##### EXTRACTED RECORDS

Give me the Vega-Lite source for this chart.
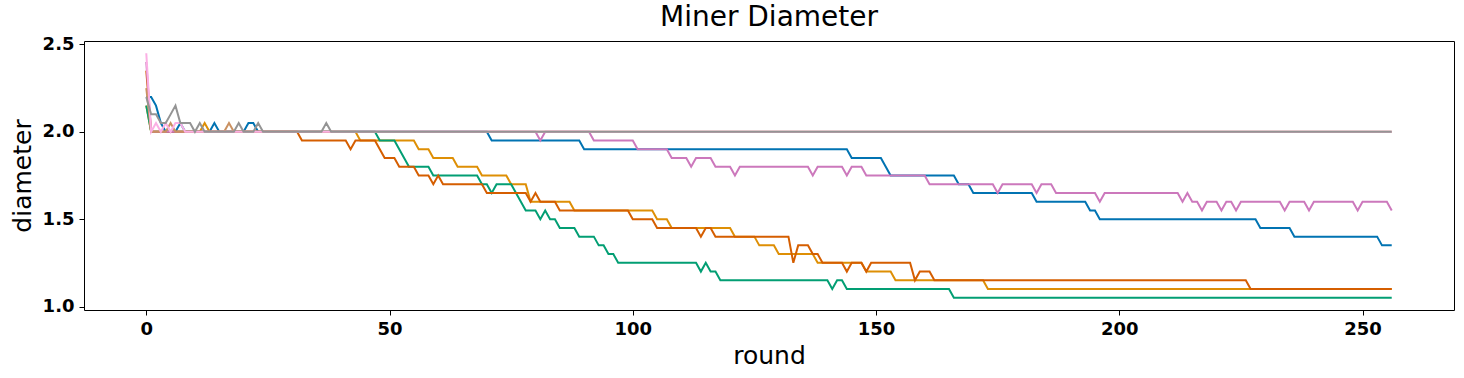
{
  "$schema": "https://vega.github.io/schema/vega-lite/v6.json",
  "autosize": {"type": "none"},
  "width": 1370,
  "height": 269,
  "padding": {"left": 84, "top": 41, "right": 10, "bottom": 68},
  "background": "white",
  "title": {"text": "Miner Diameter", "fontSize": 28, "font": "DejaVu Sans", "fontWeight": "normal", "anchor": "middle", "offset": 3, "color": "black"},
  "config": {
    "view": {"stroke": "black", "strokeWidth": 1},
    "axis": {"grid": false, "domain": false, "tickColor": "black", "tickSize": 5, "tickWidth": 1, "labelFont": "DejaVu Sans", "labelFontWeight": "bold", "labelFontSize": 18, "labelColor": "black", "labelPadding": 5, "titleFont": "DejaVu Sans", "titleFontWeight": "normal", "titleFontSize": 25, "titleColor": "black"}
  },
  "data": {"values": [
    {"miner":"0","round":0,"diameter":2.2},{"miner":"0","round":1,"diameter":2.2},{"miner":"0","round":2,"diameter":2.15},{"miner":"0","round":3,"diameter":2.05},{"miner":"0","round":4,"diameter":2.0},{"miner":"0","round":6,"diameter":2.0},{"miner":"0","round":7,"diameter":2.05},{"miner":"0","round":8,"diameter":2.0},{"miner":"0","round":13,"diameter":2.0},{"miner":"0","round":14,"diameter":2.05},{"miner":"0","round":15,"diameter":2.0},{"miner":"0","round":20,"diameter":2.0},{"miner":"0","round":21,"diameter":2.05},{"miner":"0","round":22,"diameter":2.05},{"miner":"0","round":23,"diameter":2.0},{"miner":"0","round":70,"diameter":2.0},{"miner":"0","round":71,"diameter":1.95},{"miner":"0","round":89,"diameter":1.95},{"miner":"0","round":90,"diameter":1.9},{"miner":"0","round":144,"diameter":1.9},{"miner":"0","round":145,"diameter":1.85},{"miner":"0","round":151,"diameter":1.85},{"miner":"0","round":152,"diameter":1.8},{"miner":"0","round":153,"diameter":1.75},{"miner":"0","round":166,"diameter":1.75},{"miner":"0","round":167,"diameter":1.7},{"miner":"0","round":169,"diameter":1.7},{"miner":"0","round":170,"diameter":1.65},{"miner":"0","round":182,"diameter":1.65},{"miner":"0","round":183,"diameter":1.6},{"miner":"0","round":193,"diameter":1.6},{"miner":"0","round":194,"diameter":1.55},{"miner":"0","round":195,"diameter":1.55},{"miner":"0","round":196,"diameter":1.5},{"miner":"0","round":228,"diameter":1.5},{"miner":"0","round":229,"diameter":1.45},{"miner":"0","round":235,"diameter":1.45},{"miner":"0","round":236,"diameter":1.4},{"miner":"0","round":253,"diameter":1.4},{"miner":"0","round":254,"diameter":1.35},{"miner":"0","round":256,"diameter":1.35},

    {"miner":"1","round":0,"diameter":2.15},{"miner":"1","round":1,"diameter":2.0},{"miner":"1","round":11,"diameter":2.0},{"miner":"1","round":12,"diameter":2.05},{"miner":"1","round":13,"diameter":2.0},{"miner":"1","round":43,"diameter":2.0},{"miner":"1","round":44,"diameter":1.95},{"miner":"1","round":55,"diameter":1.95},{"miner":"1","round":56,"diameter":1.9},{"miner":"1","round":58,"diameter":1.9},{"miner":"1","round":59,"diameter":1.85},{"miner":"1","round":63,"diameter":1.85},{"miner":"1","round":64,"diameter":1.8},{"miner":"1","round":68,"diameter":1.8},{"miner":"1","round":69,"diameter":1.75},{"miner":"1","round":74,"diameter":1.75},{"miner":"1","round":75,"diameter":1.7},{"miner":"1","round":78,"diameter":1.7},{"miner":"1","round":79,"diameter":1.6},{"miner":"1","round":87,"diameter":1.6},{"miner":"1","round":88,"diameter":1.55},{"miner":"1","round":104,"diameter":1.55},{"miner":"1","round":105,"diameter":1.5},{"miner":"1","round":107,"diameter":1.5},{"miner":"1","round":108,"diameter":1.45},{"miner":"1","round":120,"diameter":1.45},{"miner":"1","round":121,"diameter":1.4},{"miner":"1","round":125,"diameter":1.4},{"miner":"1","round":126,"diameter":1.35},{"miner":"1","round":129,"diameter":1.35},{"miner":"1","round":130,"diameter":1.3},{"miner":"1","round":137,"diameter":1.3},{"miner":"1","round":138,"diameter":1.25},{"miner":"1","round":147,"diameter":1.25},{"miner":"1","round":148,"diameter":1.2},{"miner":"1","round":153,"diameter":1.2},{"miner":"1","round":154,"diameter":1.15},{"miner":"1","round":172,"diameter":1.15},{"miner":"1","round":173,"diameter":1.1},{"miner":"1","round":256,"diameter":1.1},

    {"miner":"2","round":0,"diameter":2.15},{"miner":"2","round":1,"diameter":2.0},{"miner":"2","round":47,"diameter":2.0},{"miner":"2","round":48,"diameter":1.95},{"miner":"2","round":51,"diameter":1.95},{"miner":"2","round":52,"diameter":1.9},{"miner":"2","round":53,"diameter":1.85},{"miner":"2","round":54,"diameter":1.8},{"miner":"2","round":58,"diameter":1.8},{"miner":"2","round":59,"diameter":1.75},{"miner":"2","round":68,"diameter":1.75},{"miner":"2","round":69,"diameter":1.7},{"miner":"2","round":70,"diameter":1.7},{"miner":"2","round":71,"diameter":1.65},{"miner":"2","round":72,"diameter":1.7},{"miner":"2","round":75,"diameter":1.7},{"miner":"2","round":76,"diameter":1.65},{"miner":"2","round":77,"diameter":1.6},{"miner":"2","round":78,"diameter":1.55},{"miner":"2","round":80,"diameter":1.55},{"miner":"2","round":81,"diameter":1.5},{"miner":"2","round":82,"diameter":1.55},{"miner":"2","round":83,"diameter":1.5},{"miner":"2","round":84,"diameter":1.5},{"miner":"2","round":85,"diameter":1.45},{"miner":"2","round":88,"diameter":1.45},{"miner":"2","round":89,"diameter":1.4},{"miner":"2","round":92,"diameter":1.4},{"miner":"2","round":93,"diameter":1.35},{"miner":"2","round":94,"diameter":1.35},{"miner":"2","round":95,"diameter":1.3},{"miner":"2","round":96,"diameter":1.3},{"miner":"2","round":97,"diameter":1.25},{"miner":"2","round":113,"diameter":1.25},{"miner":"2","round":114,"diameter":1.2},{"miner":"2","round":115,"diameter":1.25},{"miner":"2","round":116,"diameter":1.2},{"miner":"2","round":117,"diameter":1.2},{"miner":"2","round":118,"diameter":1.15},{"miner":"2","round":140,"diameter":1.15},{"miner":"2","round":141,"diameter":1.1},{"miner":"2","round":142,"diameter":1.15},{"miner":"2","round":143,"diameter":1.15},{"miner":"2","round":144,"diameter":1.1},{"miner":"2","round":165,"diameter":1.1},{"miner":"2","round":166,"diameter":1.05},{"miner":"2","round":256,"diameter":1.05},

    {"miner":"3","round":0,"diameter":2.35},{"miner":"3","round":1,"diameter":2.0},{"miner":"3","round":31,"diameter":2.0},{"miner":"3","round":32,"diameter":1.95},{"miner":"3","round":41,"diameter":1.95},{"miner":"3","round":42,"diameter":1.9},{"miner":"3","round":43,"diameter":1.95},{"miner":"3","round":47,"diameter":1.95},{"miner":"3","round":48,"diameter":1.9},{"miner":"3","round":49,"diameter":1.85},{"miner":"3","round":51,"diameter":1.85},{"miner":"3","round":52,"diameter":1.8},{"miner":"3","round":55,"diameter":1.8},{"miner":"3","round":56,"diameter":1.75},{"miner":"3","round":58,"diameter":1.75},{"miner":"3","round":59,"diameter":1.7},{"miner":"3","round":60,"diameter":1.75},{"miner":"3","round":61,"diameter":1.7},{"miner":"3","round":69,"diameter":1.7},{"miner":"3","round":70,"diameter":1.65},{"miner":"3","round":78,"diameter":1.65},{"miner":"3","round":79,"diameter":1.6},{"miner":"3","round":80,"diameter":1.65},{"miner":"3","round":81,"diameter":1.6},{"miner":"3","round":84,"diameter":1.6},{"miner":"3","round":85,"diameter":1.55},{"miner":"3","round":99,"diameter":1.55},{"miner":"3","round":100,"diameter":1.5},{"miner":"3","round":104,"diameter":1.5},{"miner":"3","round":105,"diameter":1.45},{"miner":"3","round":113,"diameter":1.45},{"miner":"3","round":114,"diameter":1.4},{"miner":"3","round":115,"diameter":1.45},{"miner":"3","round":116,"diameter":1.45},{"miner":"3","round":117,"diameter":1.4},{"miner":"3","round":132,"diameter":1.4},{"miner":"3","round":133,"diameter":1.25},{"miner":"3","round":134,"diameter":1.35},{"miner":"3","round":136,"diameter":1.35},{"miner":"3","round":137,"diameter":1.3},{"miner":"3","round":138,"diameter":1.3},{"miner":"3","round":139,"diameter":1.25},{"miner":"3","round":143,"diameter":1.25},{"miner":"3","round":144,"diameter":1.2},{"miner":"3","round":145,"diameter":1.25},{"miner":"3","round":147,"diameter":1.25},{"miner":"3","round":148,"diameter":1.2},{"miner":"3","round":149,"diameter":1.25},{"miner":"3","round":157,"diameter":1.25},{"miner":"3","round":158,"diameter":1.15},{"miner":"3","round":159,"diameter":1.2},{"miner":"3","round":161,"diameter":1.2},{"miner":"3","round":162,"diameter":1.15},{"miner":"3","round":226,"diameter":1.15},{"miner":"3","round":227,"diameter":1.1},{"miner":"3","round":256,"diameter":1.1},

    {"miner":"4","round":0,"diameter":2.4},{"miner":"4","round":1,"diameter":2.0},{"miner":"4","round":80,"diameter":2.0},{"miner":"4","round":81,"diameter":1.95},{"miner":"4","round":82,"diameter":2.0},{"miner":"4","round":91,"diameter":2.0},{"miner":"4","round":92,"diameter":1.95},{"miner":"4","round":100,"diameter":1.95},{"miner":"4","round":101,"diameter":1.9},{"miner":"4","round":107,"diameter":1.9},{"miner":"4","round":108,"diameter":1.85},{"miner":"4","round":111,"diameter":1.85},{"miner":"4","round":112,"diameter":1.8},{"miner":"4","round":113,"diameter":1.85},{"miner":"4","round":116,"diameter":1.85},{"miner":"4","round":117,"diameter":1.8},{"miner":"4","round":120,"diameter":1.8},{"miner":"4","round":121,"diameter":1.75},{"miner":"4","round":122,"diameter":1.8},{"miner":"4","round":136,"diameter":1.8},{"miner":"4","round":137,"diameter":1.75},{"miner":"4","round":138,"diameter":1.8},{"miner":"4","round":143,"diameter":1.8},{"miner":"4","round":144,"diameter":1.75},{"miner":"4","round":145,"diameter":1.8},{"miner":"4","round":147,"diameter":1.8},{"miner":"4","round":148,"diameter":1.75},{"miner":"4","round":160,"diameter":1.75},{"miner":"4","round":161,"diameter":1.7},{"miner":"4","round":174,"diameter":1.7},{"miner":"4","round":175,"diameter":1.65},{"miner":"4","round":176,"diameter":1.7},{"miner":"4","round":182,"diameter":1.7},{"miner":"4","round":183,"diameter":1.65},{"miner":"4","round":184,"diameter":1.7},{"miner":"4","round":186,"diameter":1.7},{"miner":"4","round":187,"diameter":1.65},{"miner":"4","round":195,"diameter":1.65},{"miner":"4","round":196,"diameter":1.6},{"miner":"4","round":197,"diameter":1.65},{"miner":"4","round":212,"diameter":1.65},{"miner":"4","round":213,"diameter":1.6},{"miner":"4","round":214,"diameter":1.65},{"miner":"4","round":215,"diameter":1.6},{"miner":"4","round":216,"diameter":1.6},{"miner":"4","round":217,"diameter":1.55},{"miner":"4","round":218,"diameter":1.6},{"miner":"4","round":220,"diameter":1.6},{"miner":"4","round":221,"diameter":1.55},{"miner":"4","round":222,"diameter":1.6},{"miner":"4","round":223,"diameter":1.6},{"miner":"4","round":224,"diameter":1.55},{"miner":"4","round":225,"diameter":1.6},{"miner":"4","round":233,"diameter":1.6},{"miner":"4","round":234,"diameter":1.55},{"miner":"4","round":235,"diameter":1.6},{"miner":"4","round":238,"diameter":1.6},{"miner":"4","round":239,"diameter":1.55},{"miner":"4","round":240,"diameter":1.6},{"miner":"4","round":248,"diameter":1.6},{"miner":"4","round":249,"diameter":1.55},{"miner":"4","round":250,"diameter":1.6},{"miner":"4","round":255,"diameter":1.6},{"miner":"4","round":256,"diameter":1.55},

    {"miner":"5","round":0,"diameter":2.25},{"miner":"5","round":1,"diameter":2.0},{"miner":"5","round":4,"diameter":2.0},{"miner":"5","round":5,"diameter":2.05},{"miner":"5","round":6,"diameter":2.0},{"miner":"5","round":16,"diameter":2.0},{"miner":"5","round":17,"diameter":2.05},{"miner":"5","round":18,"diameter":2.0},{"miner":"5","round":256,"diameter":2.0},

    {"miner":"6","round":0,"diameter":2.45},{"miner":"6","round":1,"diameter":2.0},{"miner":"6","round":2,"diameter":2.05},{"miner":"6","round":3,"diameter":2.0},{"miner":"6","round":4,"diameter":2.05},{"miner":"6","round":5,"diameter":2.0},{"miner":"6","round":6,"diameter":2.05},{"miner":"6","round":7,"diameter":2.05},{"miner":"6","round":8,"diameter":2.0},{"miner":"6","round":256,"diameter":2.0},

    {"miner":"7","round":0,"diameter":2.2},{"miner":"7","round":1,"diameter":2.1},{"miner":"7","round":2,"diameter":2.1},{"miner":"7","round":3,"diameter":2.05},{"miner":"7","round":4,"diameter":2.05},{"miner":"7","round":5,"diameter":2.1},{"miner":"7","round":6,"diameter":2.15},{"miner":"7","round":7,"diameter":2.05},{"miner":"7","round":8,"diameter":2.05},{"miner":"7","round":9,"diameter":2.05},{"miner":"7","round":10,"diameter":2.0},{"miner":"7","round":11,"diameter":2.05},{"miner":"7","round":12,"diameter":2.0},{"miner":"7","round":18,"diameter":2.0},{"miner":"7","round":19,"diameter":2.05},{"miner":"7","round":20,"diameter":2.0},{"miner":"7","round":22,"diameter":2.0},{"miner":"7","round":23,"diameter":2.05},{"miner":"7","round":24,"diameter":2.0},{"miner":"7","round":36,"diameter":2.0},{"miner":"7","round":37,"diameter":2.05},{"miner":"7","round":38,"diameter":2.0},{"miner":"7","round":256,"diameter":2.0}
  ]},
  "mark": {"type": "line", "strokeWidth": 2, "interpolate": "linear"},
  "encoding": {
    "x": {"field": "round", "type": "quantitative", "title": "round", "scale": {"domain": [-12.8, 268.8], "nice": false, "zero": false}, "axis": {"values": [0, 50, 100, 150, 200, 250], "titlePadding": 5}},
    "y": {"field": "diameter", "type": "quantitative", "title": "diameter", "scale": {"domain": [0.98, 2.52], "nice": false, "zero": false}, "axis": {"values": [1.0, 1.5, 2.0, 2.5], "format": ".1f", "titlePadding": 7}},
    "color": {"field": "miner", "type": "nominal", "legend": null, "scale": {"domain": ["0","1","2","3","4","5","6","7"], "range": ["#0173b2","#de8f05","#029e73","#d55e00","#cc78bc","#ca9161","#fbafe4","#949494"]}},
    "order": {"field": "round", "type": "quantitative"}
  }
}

##########
##### EXTRACTED RECORDS

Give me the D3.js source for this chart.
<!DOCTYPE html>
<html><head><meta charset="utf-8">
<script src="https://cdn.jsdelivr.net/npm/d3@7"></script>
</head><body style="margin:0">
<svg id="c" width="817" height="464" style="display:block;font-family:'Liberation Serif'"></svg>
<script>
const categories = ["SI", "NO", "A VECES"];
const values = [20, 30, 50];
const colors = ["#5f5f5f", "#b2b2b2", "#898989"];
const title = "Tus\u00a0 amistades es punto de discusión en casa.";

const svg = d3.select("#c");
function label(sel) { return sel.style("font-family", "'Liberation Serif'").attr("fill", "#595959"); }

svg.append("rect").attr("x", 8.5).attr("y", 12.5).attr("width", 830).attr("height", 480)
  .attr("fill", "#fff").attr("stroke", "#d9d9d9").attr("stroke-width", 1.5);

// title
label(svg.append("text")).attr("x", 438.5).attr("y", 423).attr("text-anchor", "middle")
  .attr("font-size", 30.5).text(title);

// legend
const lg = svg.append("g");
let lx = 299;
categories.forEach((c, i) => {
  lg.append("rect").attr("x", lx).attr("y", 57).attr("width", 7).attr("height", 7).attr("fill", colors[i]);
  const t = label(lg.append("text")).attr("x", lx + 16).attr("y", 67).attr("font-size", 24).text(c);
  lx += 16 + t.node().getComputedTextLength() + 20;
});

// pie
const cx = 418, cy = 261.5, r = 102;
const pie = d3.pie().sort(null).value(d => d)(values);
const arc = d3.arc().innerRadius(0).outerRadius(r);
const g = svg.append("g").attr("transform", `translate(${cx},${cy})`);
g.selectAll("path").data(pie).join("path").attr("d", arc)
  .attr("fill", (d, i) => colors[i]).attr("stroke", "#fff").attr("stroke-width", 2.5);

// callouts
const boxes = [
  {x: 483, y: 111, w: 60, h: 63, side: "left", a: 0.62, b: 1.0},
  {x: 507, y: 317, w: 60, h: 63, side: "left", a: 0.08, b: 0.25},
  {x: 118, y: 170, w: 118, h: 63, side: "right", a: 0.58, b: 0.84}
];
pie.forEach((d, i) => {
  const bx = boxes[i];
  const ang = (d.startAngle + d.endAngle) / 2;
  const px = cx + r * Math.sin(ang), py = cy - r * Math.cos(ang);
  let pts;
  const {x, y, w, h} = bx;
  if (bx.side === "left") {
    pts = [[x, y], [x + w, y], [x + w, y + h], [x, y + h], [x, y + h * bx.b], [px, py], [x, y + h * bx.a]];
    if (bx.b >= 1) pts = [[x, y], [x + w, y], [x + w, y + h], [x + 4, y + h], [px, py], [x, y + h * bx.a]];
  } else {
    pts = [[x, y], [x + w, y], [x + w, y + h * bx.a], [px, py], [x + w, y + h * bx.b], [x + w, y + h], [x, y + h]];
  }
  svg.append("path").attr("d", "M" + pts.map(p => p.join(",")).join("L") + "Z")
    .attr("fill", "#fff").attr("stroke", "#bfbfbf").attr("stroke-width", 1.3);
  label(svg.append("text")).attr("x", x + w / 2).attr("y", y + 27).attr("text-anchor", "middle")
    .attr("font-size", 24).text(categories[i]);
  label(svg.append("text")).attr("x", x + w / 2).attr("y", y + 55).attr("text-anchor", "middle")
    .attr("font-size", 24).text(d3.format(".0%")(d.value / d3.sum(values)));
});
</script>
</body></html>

##########

Gather each line holding the string "source".

== THE RESPONSE ==
Give me the Vega-Lite source for this chart.
Give me the D3.js source for this chart.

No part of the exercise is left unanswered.